How do real estate agents get paid per month?

Real estate agents typically earn income through commissions, not a fixed monthly salary. This means their monthly pay is variable and directly tied to closing transactions. Consequently, understanding this structure is crucial for both licensing exams and practical career planning. A firm grasp of the commission flow is tested on state exams, such as those detailed by the National Association of Realtors.

The Commission Payment Pathway
An agent's pay follows a specific sequence from sale to personal income:

  1. Transaction Closing: A commission, typically a percentage of the sale price, is paid by the seller to the listing broker at closing.
  2. Broker Cooperation: The total commission is often split between the listing broker and the buyer's broker, as per a cooperative agreement.
  3. Broker-Agent Split: The agent's sponsoring broker then splits their share with the agent based on a pre-negotiated agreement (e.g., 70/30). This is the agent's gross commission.
  4. Net Monthly Income: The agent's monthly take-home pay is the sum of their net commissions from all closings that month, minus business expenses (e.g., marketing, MLS fees, transportation).

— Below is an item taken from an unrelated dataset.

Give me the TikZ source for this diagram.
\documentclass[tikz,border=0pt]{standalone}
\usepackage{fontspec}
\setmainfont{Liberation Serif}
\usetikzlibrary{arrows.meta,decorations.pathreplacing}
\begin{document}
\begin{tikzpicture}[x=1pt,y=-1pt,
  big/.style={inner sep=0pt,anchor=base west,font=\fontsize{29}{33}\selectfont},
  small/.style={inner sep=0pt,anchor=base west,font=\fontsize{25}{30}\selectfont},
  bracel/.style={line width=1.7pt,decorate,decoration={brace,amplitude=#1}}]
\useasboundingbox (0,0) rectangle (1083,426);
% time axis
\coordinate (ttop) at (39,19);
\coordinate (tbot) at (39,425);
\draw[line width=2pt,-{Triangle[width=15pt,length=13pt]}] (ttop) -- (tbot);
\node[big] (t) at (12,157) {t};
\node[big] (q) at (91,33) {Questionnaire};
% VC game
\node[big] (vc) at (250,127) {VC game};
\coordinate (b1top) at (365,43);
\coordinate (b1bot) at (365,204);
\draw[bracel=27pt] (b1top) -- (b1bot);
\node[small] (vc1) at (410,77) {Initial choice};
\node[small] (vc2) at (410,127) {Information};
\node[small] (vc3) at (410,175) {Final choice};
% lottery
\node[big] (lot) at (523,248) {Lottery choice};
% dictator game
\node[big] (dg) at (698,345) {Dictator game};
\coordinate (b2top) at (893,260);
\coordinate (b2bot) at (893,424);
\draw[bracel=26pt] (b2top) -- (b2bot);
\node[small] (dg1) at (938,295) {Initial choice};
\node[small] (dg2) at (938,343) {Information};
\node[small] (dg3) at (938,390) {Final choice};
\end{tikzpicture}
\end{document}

Exam Focus and Financial Reality
For exam purposes, you must master calculating net agent commissions. Test questions frequently present a sale price, a total commission rate, and a broker split, requiring you to compute the agent's final earnings. In practice, this model creates an irregular income stream. Some months are highly lucrative after multiple closings, while others may have minimal income during slower periods or while properties are listed.

Therefore, when asking how do real estate agents get paid per month, the answer is: through a variable, commission-driven process that rewards successful deal completion. This structure underscores the importance of financial discipline and pipeline management, which are essential for sustaining a stable monthly income in this profession.